STATED TASK :: Print the listing from its top line through the line containing "from matplotlib.ticker import", nothing more, and leave out the pictures.

====

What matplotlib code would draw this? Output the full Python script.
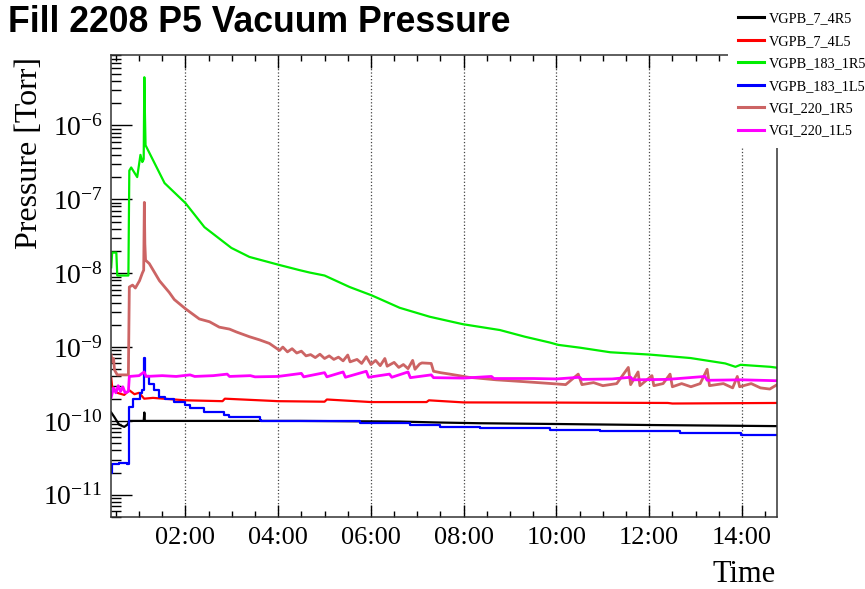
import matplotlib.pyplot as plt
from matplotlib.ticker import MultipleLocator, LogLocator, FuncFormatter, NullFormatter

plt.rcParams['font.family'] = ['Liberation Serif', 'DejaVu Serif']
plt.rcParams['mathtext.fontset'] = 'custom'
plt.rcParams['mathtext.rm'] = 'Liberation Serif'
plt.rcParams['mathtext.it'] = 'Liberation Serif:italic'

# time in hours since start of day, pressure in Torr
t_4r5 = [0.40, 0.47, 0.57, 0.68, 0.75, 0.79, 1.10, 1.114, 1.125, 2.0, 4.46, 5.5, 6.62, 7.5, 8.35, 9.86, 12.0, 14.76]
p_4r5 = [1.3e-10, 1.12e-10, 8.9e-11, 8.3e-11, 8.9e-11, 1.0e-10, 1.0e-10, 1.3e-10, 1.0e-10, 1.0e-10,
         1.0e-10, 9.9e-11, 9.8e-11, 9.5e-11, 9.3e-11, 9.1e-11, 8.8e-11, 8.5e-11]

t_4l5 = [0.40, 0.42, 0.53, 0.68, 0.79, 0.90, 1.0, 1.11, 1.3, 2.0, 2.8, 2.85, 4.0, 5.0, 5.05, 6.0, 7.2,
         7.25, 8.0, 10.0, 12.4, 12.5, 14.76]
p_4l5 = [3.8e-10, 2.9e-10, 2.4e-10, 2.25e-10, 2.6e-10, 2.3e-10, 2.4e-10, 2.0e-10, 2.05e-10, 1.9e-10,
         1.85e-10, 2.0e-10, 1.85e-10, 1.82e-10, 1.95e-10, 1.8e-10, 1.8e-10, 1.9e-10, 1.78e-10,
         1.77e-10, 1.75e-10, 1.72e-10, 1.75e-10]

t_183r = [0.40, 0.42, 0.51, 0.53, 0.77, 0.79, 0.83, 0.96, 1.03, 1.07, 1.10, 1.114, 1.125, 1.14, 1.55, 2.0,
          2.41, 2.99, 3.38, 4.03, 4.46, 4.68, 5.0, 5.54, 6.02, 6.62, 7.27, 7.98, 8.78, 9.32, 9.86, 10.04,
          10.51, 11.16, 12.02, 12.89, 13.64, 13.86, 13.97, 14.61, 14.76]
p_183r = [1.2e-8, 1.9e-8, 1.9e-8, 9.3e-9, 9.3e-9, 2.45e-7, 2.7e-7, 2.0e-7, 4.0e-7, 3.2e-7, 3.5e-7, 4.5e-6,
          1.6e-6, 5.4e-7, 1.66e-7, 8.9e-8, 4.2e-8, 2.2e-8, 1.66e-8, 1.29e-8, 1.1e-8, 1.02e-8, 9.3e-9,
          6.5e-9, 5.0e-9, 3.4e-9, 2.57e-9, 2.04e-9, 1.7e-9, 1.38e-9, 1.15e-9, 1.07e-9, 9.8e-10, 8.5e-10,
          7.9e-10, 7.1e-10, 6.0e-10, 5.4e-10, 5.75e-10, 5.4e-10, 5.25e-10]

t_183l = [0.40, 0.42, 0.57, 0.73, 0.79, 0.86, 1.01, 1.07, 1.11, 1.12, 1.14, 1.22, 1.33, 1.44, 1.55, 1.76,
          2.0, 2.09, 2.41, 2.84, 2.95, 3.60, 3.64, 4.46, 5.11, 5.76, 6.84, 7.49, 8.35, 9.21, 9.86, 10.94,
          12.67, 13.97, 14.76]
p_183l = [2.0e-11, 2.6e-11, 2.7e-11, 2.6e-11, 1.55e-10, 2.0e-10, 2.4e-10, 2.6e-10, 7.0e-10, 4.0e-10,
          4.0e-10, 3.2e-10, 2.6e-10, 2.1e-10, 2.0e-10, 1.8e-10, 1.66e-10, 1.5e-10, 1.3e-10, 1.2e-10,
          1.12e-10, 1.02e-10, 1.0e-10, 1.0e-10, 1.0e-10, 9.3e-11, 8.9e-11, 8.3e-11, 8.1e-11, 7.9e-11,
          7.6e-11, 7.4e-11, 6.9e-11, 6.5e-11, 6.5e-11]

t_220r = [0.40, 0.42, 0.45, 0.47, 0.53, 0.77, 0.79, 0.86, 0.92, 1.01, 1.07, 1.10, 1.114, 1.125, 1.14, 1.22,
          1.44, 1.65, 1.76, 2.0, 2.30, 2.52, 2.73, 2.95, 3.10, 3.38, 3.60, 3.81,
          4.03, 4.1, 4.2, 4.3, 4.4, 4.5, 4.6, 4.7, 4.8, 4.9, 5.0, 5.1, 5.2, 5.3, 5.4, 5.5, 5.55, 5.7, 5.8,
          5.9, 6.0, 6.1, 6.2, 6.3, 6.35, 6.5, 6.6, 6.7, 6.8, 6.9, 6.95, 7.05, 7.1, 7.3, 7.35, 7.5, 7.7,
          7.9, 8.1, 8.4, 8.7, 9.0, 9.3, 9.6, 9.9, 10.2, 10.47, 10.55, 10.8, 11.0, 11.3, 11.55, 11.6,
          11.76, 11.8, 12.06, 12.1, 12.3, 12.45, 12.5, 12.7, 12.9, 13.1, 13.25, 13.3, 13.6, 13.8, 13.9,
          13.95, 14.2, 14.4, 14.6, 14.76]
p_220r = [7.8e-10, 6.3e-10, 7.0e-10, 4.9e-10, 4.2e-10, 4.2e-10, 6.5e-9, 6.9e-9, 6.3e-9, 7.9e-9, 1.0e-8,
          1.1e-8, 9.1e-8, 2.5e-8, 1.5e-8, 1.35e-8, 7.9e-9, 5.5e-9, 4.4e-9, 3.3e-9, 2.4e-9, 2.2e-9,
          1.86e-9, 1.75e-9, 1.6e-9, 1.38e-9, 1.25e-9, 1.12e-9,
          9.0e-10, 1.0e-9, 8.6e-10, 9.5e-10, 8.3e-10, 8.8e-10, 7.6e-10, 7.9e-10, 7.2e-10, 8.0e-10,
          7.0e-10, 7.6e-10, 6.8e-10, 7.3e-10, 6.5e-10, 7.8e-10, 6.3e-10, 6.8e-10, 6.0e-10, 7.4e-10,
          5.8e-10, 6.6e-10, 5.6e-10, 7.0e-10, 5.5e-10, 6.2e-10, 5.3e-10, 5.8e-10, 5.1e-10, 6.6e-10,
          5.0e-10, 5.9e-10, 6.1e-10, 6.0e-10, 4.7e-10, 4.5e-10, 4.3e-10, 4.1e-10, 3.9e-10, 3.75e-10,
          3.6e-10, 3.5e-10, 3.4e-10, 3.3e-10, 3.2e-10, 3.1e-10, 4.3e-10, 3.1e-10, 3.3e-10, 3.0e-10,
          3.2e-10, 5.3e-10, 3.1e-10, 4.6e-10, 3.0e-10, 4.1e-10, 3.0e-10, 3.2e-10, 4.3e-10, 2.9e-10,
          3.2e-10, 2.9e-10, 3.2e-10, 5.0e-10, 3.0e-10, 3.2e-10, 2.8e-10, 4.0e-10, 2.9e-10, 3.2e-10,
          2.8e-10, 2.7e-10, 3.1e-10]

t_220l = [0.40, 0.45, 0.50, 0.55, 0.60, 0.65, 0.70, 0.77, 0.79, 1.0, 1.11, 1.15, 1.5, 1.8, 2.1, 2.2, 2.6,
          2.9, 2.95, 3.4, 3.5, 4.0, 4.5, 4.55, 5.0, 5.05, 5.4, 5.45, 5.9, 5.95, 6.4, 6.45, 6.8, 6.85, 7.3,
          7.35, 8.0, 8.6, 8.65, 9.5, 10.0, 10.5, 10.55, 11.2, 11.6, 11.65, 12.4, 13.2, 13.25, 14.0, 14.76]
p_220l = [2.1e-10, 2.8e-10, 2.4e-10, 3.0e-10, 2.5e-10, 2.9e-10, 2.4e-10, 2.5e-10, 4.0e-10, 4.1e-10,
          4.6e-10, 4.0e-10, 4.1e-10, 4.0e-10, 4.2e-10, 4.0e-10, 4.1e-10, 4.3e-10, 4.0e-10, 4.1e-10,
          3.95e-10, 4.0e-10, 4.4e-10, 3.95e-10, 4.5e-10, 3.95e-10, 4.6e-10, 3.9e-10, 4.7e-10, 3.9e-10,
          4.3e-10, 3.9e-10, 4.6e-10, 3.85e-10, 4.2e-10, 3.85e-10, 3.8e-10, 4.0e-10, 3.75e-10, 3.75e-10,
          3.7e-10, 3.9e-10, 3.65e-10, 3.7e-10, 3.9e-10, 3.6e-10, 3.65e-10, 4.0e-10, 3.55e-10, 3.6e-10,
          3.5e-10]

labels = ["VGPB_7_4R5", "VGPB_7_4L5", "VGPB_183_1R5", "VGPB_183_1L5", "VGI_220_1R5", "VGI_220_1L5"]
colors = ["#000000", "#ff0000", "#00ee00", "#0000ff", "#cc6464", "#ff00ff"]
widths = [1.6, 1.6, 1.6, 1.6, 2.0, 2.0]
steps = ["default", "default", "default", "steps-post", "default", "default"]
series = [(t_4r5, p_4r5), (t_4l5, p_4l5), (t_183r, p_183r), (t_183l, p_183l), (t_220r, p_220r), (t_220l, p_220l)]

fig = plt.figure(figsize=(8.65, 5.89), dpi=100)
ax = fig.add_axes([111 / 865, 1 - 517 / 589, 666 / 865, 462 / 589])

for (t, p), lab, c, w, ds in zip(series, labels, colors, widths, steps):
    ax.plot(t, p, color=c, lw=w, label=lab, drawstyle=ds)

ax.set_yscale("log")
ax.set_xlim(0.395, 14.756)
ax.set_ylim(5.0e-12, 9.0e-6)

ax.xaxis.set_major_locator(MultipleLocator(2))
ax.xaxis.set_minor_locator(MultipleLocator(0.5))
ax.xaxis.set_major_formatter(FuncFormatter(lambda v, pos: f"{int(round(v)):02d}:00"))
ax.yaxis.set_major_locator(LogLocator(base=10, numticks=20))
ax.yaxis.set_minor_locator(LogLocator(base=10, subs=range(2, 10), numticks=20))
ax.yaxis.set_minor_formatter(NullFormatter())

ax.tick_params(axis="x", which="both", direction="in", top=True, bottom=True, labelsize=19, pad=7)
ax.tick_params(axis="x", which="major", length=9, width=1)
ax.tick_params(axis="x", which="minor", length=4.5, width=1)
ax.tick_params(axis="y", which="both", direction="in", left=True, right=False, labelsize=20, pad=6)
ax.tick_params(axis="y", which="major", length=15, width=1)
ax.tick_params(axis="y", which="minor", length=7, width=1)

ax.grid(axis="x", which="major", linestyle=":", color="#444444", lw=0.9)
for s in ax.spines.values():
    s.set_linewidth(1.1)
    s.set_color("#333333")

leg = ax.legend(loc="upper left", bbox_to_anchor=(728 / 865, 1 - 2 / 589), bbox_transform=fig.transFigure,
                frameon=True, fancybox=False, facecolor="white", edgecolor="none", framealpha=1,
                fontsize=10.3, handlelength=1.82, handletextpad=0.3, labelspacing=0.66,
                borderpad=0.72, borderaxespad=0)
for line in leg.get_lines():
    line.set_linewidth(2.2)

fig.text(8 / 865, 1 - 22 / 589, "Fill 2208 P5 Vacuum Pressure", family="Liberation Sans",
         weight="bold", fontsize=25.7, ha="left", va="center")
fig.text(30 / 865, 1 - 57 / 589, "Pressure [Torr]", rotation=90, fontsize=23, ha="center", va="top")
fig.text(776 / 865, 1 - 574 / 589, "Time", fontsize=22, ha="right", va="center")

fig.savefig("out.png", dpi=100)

====

THE OUTPUT ::
What matplotlib code would draw this? Output the full Python script.
import matplotlib.pyplot as plt
from matplotlib.ticker import MultipleLocator, LogLocator, FuncFormatter, NullFormatter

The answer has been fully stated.